The shoes will help you to keep yourself balanced when climbing and to do this they need to have a glove-like fit. Trying on your shoe is imperative before you buy. You need to take the time to lace them up, walk a bit with them, make sure you are perfectly happy with the type of fit and feel they have. Remember it will take some time for your shoe to properly mold to your foot.
Also, remember that some unlined leather shoes might stretch a size or two, so if you are looking at purchasing one of these you need to consider buying a little tighter than you would any other shoe. The closure system of the shoe is also important, no matter if it is Velcro, elastic or closed with laces, they have to hold your foot securely in the shoe at all times.
What to look for in your first pair?
For your first pair getting the size, right is important. You need one that is the right length, just tight enough to fit snugly and be ultra-comfortable. When you are just starting out in this sport you need to ensure that you can concentrate on learning the techniques you need to know rather than concentrating on sore, pinched feet.
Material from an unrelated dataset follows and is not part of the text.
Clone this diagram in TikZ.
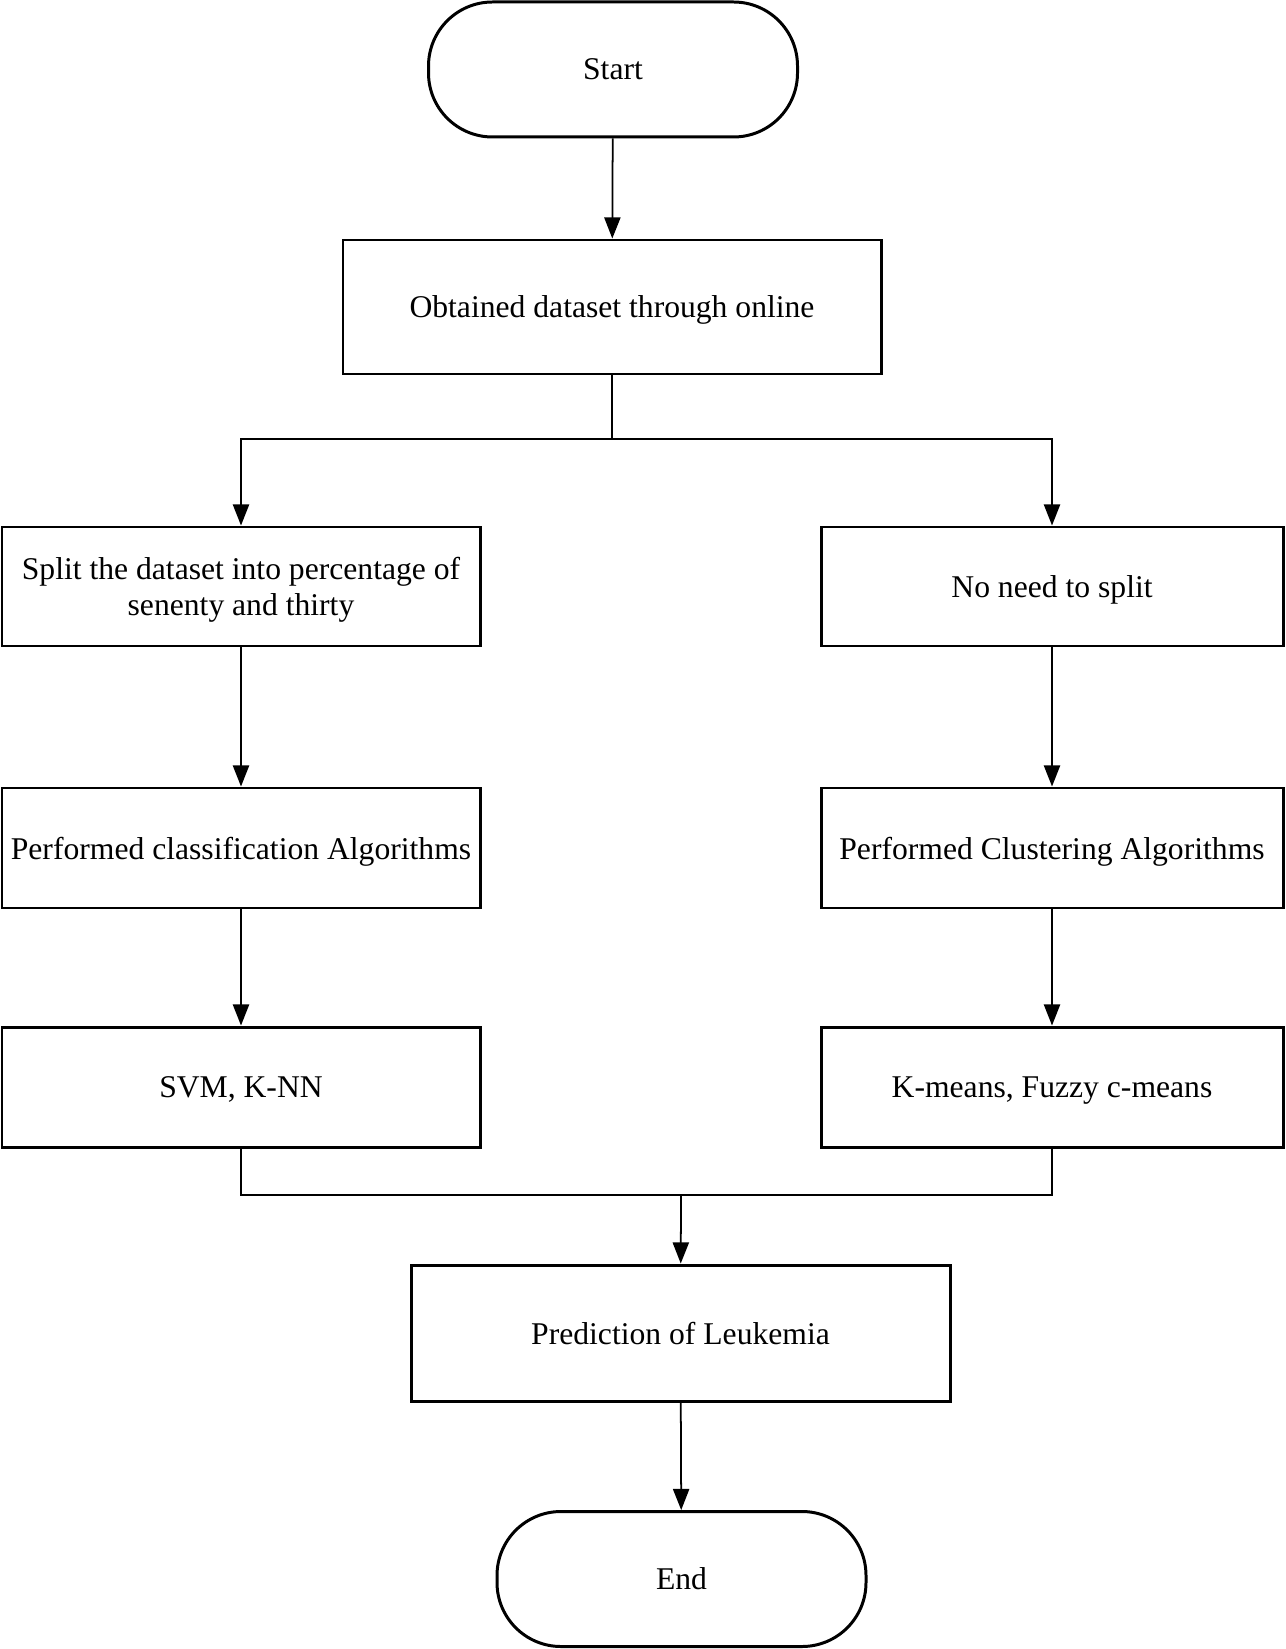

So for your first shoe comfort is the most important aspect. Remember not all shoes will stretch after a few climbs, in fact, a lot of the shoes will not stretch at all, especially the lined or synthetic leather ones.
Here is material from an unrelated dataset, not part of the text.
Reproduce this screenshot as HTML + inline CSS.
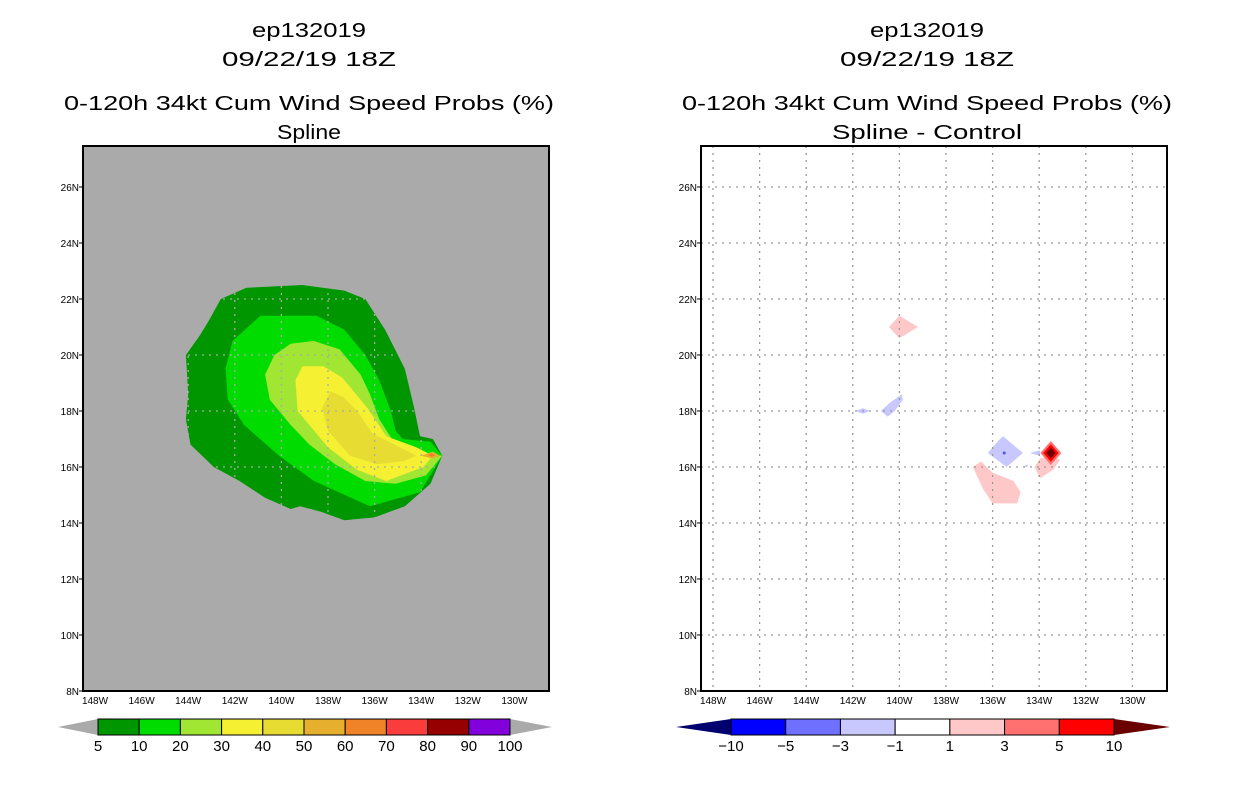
<!DOCTYPE html>
<html><head><meta charset="utf-8">
<style>
body{margin:0;background:#fff;width:1236px;height:800px;overflow:hidden}
svg{display:block}
text{font-family:"Liberation Sans",sans-serif;fill:#000}
</style></head>
<body>
<svg id="chart" width="1236" height="800" xmlns="http://www.w3.org/2000/svg">
<g id="titles">
<text x="309" y="37" font-size="20" text-anchor="middle" textLength="114" lengthAdjust="spacingAndGlyphs">ep132019</text>
<text x="309" y="66" font-size="20" text-anchor="middle" textLength="174" lengthAdjust="spacingAndGlyphs">09/22/19 18Z</text>
<text x="309" y="110" font-size="20" text-anchor="middle" textLength="490" lengthAdjust="spacingAndGlyphs">0-120h 34kt Cum Wind Speed Probs (%)</text>
<text x="309" y="139" font-size="20" text-anchor="middle" textLength="64" lengthAdjust="spacingAndGlyphs">Spline</text>
<text x="927" y="37" font-size="20" text-anchor="middle" textLength="114" lengthAdjust="spacingAndGlyphs">ep132019</text>
<text x="927" y="66" font-size="20" text-anchor="middle" textLength="174" lengthAdjust="spacingAndGlyphs">09/22/19 18Z</text>
<text x="927" y="110" font-size="20" text-anchor="middle" textLength="490" lengthAdjust="spacingAndGlyphs">0-120h 34kt Cum Wind Speed Probs (%)</text>
<text x="927" y="139" font-size="20" text-anchor="middle" textLength="190" lengthAdjust="spacingAndGlyphs">Spline - Control</text>
</g>
</svg>
<script>
// axis ticks
const latTicks=[8,10,12,14,16,18,20,22,24,26];
const lonTicks=[148,146,144,142,140,138,136,134,132,130];
// left panel contours (lon deg W, lat deg N)
const levels=[5,10,20,30,40,50,60];
const c5Lon=[141.5,139.1,137.3,136.4,135.55,134.7,134.3,134.05,133.5,133.1,133.6,134.7,136.0,137.3,138.3,139.2,139.6,140.7,141.8,142.9,143.9,144.1,144.0,144.1,143.5,143.1,142.6];
const c5Lat=[22.4,22.5,22.3,22.0,20.9,19.5,18.1,17.1,17.0,16.4,15.4,14.6,14.2,14.1,14.4,14.6,14.5,14.9,15.5,16.0,16.8,17.7,18.6,20.0,20.7,21.25,22.0];
const c10Lon=[140.9,138.5,137.3,136.4,135.8,135.3,135.1,134.8,133.6,133.1,134.05,136.2,138.6,140.1,141.6,142.3,142.4,142.1];
const c10Lat=[21.4,21.4,20.9,20.0,19.1,18.0,17.3,17.0,16.9,16.4,15.1,14.6,15.5,16.4,17.5,18.4,19.5,20.5];
const c20Lon=[139.6,138.6,137.5,136.6,136.2,135.8,135.1,134.05,133.1,133.8,135.1,136.4,137.7,138.8,139.6,140.5,140.7,140.3];
const c20Lat=[20.4,20.5,20.2,19.3,18.6,17.7,16.8,16.5,16.4,15.7,15.4,15.5,16.1,16.8,17.5,18.4,19.3,20.0];
const c30Lon=[139.1,139.4,139.3,138.0,136.75,135.5,133.9,133.5,134.2,135.5,136.3,137.4,138.2];
const c30Lat=[19.6,19.1,18.0,16.7,15.9,15.5,16.0,16.4,16.7,17.1,18.1,19.2,19.6];
const c40Lon=[137.9,138.25,138.0,137.05,135.9,134.8,134.2,136.1,136.75,137.35];
const c40Lat=[18.7,18.1,17.3,16.4,16.1,16.2,16.4,17.2,18.0,18.5];
const c50Lon=[134.0,133.5,133.2,133.5];
const c50Lat=[16.4,16.55,16.4,16.3];
const c60Lon=[133.7,133.55,133.4,133.55];
const c60Lat=[16.43,16.5,16.43,16.36];
// right panel difference contours
const dPinkTopLon=[140.0,139.2,140.0,140.45], dPinkTopLat=[21.4,21.0,20.6,21.0];
const dBlueALon=[141.9,141.56,141.26,141.56], dBlueALat=[18.0,18.1,18.0,17.9];
const dBlueBLon=[139.9,139.85,140.2,140.5,140.8,140.4], dBlueBLat=[18.6,18.4,18.0,17.8,18.0,18.3];
const dBlueCLon=[135.55,134.7,135.4,136.2,135.8], dBlueCLat=[17.1,16.5,16.0,16.5,16.9];
const dBlueDLon=[134.4,133.96,133.96], dBlueDLat=[16.5,16.6,16.4];
const dBlueELon=[134.7,134.5,134.5], dBlueELat=[16.0,16.1,16.0];
const dPinkBigLon=[136.5,136.0,135.1,134.8,134.95,136.0,136.4,136.85], dPinkBigLat=[16.2,15.8,15.5,15.1,14.7,14.7,15.2,16.0];
const dPinkRLon=[133.96,133.5,133.1,133.4,133.96,134.2], dPinkRLat=[16.3,16.4,16.25,15.9,15.6,16.0];
const peakLon=133.5, peakLat=16.5;
const peakRadii=[0.45,0.33,0.2];
const peakColors=['#ff7070','#ff0000','#6b0000'];
// colorbars
const leftBarLabels=['5','10','20','30','40','50','60','70','80','90','100'];
const leftBarColors=['#009600','#00dc00','#a0e632','#f5f032','#e6dc32','#e6af2d','#f08228','#fa3c3c','#960000','#8200dc'];
const rightBarLabels=['-10','-5','-3','-1','1','3','5','10'];
const rightBarColors=['#0000ff','#7070ff','#c8c8ff','#ffffff','#ffc8c8','#ff7070','#ff0000'];

const NS='http://www.w3.org/2000/svg';
const svg=document.getElementById('chart');
function mk(tag,attrs,parent){const e=document.createElementNS(NS,tag);for(const k in attrs)e.setAttribute(k,attrs[k]);(parent||svg).appendChild(e);return e;}
const P0={x0:83,x1:549,y0:146,y1:691}, P1={x0:701,x1:1167,y0:146,y1:691};
function xS(p,lon){return p.x0+12+(148-lon)*23.3;}
function yS(p,lat){return 691-(lat-8)*28;}
function pts(p,lons,lats){return lons.map((l,i)=>xS(p,l).toFixed(1)+','+yS(p,lats[i]).toFixed(1)).join(' ');}

function panel(p,bg,gridCol,name){
  const g=mk('g',{});
  
  
  const r=mk('rect',{x:p.x0,y:p.y0,width:p.x1-p.x0,height:p.y1-p.y0,fill:bg},g);
  
  
  return g;
}
function grid(p,g,col,name){
  latTicks.forEach(t=>{
    const y=yS(p,t);
    if(t>8){const l=mk('line',{x1:p.x0,x2:p.x1,y1:y,y2:y,stroke:col,'stroke-width':1.3,'stroke-dasharray':'2,5'},g);
    
    }
    mk('line',{x1:p.x0-4,x2:p.x0,y1:y,y2:y,stroke:'#000','stroke-width':1},g);
    const tx=mk('text',{x:p.x0-4,y:y+4,'font-size':10,'text-anchor':'end'},g);
    tx.textContent=t+'N';
    
    
  });
  lonTicks.forEach(t=>{
    const x=xS(p,t);
    const l=mk('line',{x1:x,x2:x,y1:p.y0,y2:p.y1,stroke:col,'stroke-width':1.3,'stroke-dasharray':'2,5'},g);
    
    
    const tx=mk('text',{x:x,y:p.y1+13,'font-size':10,'text-anchor':'middle'},g);
    tx.textContent=t+'W';
    
    
  });
}
function poly(p,g,lons,lats,fill,name){
  const e=mk('polygon',{points:pts(p,lons,lats),fill:fill},g);
  
  
}
// left panel
const gL=panel(P0,'#aaaaaa','#aaa','left-map');
poly(P0,gL,c5Lon,c5Lat,leftBarColors[0],'contour-5');
poly(P0,gL,c10Lon,c10Lat,leftBarColors[1],'contour-10');
poly(P0,gL,c20Lon,c20Lat,leftBarColors[2],'contour-20');
poly(P0,gL,c30Lon,c30Lat,leftBarColors[3],'contour-30');
poly(P0,gL,c40Lon,c40Lat,leftBarColors[4],'contour-40');
poly(P0,gL,c50Lon,c50Lat,leftBarColors[5],'contour-50');
poly(P0,gL,c60Lon,c60Lat,leftBarColors[6],'contour-60');
grid(P0,gL,'#aaaaaa','left');
const b0=mk('rect',{x:P0.x0,y:P0.y0,width:P0.x1-P0.x0,height:P0.y1-P0.y0,fill:'none',stroke:'#000','stroke-width':2},gL);


// right panel
const gR=panel(P1,'#ffffff','#999','right-map');
poly(P1,gR,dPinkTopLon,dPinkTopLat,'#ffc8c8','diff-pos-north');
poly(P1,gR,dBlueALon,dBlueALat,'#c8c8ff','diff-neg-west-small');
poly(P1,gR,dBlueBLon,dBlueBLat,'#c8c8ff','diff-neg-west');
poly(P1,gR,dBlueCLon,dBlueCLat,'#c8c8ff','diff-neg-center');
poly(P1,gR,dBlueDLon,dBlueDLat,'#c8c8ff','diff-neg-sliver-a');
poly(P1,gR,dBlueELon,dBlueELat,'#c8c8ff','diff-neg-sliver-b');
poly(P1,gR,dPinkBigLon,dPinkBigLat,'#ffc8c8','diff-pos-south');
poly(P1,gR,dPinkRLon,dPinkRLat,'#ffc8c8','diff-pos-east');
peakRadii.forEach((r,i)=>{
  poly(P1,gR,[peakLon,peakLon-r,peakLon,peakLon+r],[peakLat+r*0.95,peakLat,peakLat-r*0.95,peakLat],peakColors[i],'diff-peak-'+i);
});
const dot=mk('circle',{cx:xS(P1,135.5),cy:yS(P1,16.5),r:1.5,fill:'#5050ff'},gR);


grid(P1,gR,'#999999','right');
const b1=mk('rect',{x:P1.x0,y:P1.y0,width:P1.x1-P1.x0,height:P1.y1-P1.y0,fill:'none',stroke:'#000','stroke-width':2},gR);



function colorbar(x0,x1,tipL,tipR,colors,labels,lc,rc,name){
  const g=mk('g',{});
  
  
  const y0=719,y1=735,ym=727,w=(x1-x0)/colors.length;
  const tl=mk('polygon',{points:`${tipL},${ym} ${x0},${y0} ${x0},${y1}`,fill:lc},g);
  
  
  const tr=mk('polygon',{points:`${tipR},${ym} ${x1},${y0} ${x1},${y1}`,fill:rc},g);
  
  
  colors.forEach((c,i)=>{
    const r=mk('rect',{x:x0+i*w,y:y0,width:w,height:y1-y0,fill:c,stroke:'#000','stroke-width':1},g);
    
    
  });
  labels.forEach((l,i)=>{
    const t=mk('text',{x:x0+i*w,y:751,'font-size':15,'text-anchor':'middle'},g);
    t.textContent=l.replace('-','\u2212');
    
    
  });
}
colorbar(98,510,58,552,leftBarColors,leftBarLabels,'#aaaaaa','#aaaaaa','left-colorbar');
colorbar(731,1114,676,1170,rightBarColors,rightBarLabels,'#00006e','#6b0000','right-colorbar');
</script>
</body></html>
What to look for in your second pair?
So now you have been climbing for a while and feel ready to move on to the next stage, tackling harder routes and climbing for longer periods. When your climbing ability progresses, so does the need for a shoe that can help you take your climbing to that next level. You should look for a shoe that fits your foot like a glove, molding with it.
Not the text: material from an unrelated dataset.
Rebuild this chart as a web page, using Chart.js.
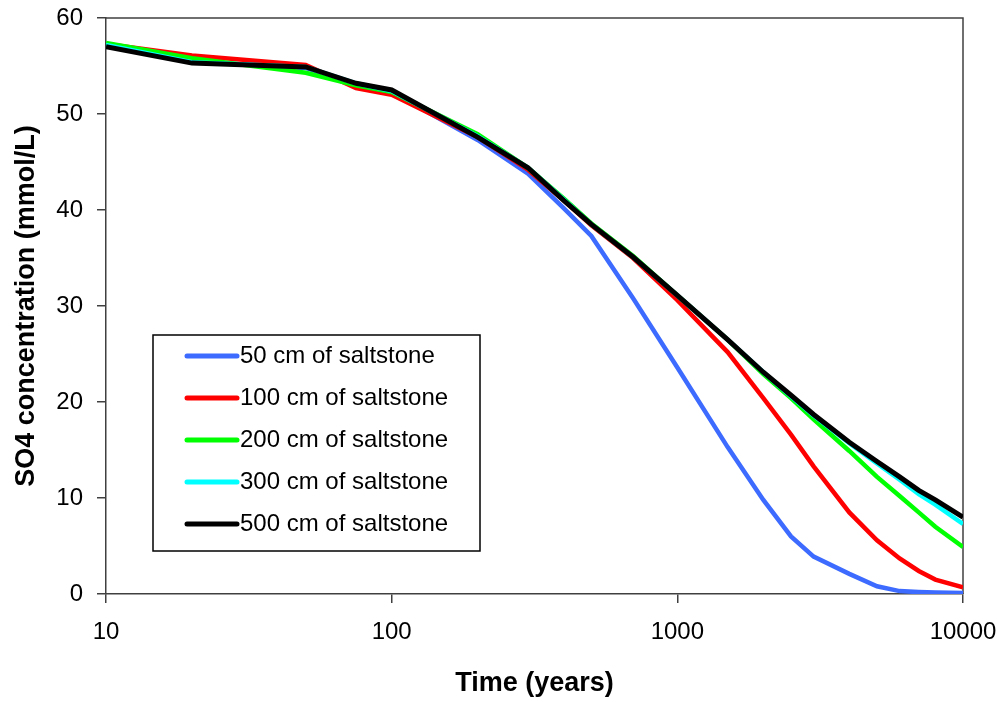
<!DOCTYPE html>
<html>
<head>
<meta charset="utf-8">
<script src="https://cdn.jsdelivr.net/npm/chart.js@4.4.1/dist/chart.umd.min.js"></script>
<style>
    html, body { margin: 0; padding: 0; background: #fff; }
    #chartBox { width: 1007px; height: 702px; }
</style>
</head>
<body>
<div id="chartBox"><canvas id="myChart" width="1007" height="702"></canvas></div>
<script>
// time axis (years)
const years = [10, 20, 50, 75, 100, 200, 300, 400, 500, 700, 1000, 1500, 2000, 2500, 3000, 4000, 5000, 6000, 7000, 8000, 10000];

// SO4 concentration (mmol/L) for each saltstone thickness
const cm50  = [57.1, 55.5, 54.8, 53.1, 52.3, 47.3, 43.8, 40.2, 37.3, 30.8, 23.6, 15.3, 9.8, 6.0, 3.9, 2.1, 0.8, 0.3, 0.2, 0.15, 0.1];
const cm100 = [57.3, 56.1, 55.1, 52.7, 52.0, 47.6, 44.2, 41.0, 38.4, 35.0, 30.6, 25.2, 20.4, 16.6, 13.3, 8.5, 5.6, 3.7, 2.4, 1.5, 0.7];
const cm200 = [57.4, 55.8, 54.3, 53.0, 52.3, 47.9, 44.4, 41.2, 38.6, 35.2, 31.1, 26.5, 22.9, 20.4, 18.2, 14.9, 12.2, 10.2, 8.5, 7.0, 4.9];
const cm300 = [57.2, 55.4, 54.9, 53.2, 52.4, 47.7, 44.4, 41.1, 38.5, 35.1, 31.1, 26.5, 23.1, 20.6, 18.6, 15.7, 13.6, 11.9, 10.4, 9.3, 7.3];
const cm500 = [57.0, 55.3, 54.9, 53.2, 52.5, 47.6, 44.4, 41.0, 38.5, 35.1, 31.1, 26.5, 23.1, 20.7, 18.7, 15.8, 13.8, 12.2, 10.8, 9.8, 8.0];

const seriesNames = ['50 cm of saltstone', '100 cm of saltstone', '200 cm of saltstone', '300 cm of saltstone', '500 cm of saltstone'];
const seriesColors = ['#3d6bff', '#ff0000', '#00ff00', '#00ffff', '#000000'];

// x ticks shown
const xTicks = [10, 100, 1000, 10000];

const FONT = '"Liberation Sans", Arial, sans-serif';
const AXIS = '#404040';

const toPoints = (vals) => years.map((t, i) => ({ x: t, y: vals[i] }));

// legend box inside the plot
const boxLegend = {
    id: 'boxLegend',
    afterDraw(chart) {
        const ctx = chart.ctx;
        const ca = chart.chartArea;
        const left = ca.left + 47, top = ca.top + 317, w = 327, h = 216;

        ctx.save();
        ctx.fillStyle = '#fff';
        ctx.fillRect(left, top, w, h);
        ctx.strokeStyle = '#000';
        ctx.lineWidth = 1.5;
        ctx.strokeRect(left, top, w, h);

        ctx.font = '24px ' + FONT;
        ctx.textBaseline = 'middle';
        chart.data.datasets.forEach((ds, i) => {
            const y = top + 21 + i * 42;
            ctx.strokeStyle = ds.borderColor;
            ctx.lineWidth = 5;
            ctx.lineCap = 'round';
            ctx.beginPath();
            ctx.moveTo(left + 34, y);
            ctx.lineTo(left + 84, y);
            ctx.stroke();
            ctx.fillStyle = '#000';
            ctx.fillText(ds.label, left + 87, y);
        });
        ctx.restore();
    }
};

// top and right frame of plot area
const frame = {
    id: 'frame',
    beforeDatasetsDraw(chart) {
        const ctx = chart.ctx;
        const ca = chart.chartArea;
        ctx.save();
        ctx.strokeStyle = AXIS;
        ctx.lineWidth = 1.5;
        ctx.beginPath();
        ctx.moveTo(ca.left, ca.top);
        ctx.lineTo(ca.right, ca.top);
        ctx.lineTo(ca.right, ca.bottom);
        ctx.stroke();
        ctx.restore();
    }
};

// no extra label padding, the layout padding sets the plot box
const noLabelPad = (scale) => {
    scale.paddingTop = 0;
    scale.paddingBottom = 0;
    scale.paddingLeft = 0;
    scale.paddingRight = 0;
};

window.onload = function () {
    const allValues = [cm50, cm100, cm200, cm300, cm500];

    const datasets = allValues.map((vals, i) => ({
        label: seriesNames[i],
        data: toPoints(vals),
        borderColor: seriesColors[i],
        backgroundColor: seriesColors[i],
        borderWidth: i === 4 ? 5 : 4.5,
        pointRadius: 0,
        tension: 0,
        fill: false,
        order: 5 - i
    }));

    new Chart('myChart', {
        type: 'line',
        data: { datasets: datasets },
        options: {
            responsive: false,
            animation: false,
            devicePixelRatio: 1,
            layout: { padding: { left: 0, right: 44, top: 18, bottom: 0 } },
            plugins: {
                legend: { display: false },
                tooltip: { enabled: false }
            },
            scales: {
                x: {
                    type: 'logarithmic',
                    min: 10,
                    max: 10000,
                    afterBuildTicks: (scale) => {
                        scale.ticks = xTicks.map(v => ({ value: v, major: true }));
                    },
                    afterFit: (scale) => { scale.height = 108; noLabelPad(scale); },
                    ticks: {
                        autoSkip: false,
                        maxRotation: 0,
                        padding: 15,
                        color: '#000',
                        font: { family: FONT, size: 24 },
                        callback: (v) => String(v)
                    },
                    grid: { drawOnChartArea: false, drawTicks: true, tickLength: 9, color: AXIS, lineWidth: 1.5 },
                    border: { display: true, color: AXIS, width: 1.5 },
                    title: {
                        display: true,
                        text: 'Time (years)',
                        color: '#000',
                        font: { family: FONT, size: 27, weight: 'bold' },
                        padding: { top: 0, bottom: 2 }
                    }
                },
                y: {
                    min: 0,
                    max: 60,
                    afterFit: (scale) => { scale.width = 106; noLabelPad(scale); },
                    ticks: {
                        stepSize: 10,
                        padding: 14,
                        color: '#000',
                        font: { family: FONT, size: 24 }
                    },
                    grid: { drawOnChartArea: false, drawTicks: true, tickLength: 9, color: AXIS, lineWidth: 1.5 },
                    border: { display: true, color: AXIS, width: 1.5 },
                    title: {
                        display: true,
                        text: 'SO4 concentration (mmol/L)',
                        color: '#000',
                        font: { family: FONT, size: 27, weight: 'bold' },
                        padding: { top: 10, bottom: 0 }
                    }
                }
            }
        },
        plugins: [frame, boxLegend]
    });
};
</script>
</body>
</html>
The shoe should become an extension of your foot helping you to get the best purchase on the rock that you can. Getting a shoe that is too small, can not only cause injury to your toes and toenails, and can result in you developing some nasty foot issues such as bone spurs or hammer toes.
Once you are on your third pair of climbing shoes you are no doubt a seasoned climber who knows what they want from a shoe. You also will most likely be wearing the correctly sized shoe and are ready for your next challenge. Just remember that in order for your shoe to last and to take care of you as you climb, you need to give them the care they need.
Can Women wear Men’s Climbing Shoes?
A lot of climbing shoe is not at all gender specific. However in saying that, the shoes that are perfect for men might not be for women due mainly to sizing. Men tend to have larger and wider feet than women and need a shoe that will cater to those needs. Most brands do however make gender neutral shoes that are designed for either men or women, it all comes down to the fit.
How Tight Should Rock Climbing Shoes Be?
For the beginner climber, the climbing shoe should be a little less tight than your high-performance shoes. The name of the game when starting out, and when getting your new climbing shoes is the comfort. They should fit snugly but not tightly and should also you to enjoy your climb without the pain associated with tightfitting shoes.
Once you are past the beginning stages and are ready to tackle more challenging routes with overhangs or you want to start bouldering, then you need to move onto a more tightly fitting shoe.
Climbing shoes are not all about looks, they are about functionality. Your shoe can be the difference between making it to the top, or finding yourself hanging loose on the rock face. The best quality and the perfect fit are what you are looking for in a climbing shoe, whether you are just starting out in the sport or a pro, the shoe is one of your most important assets as a climber.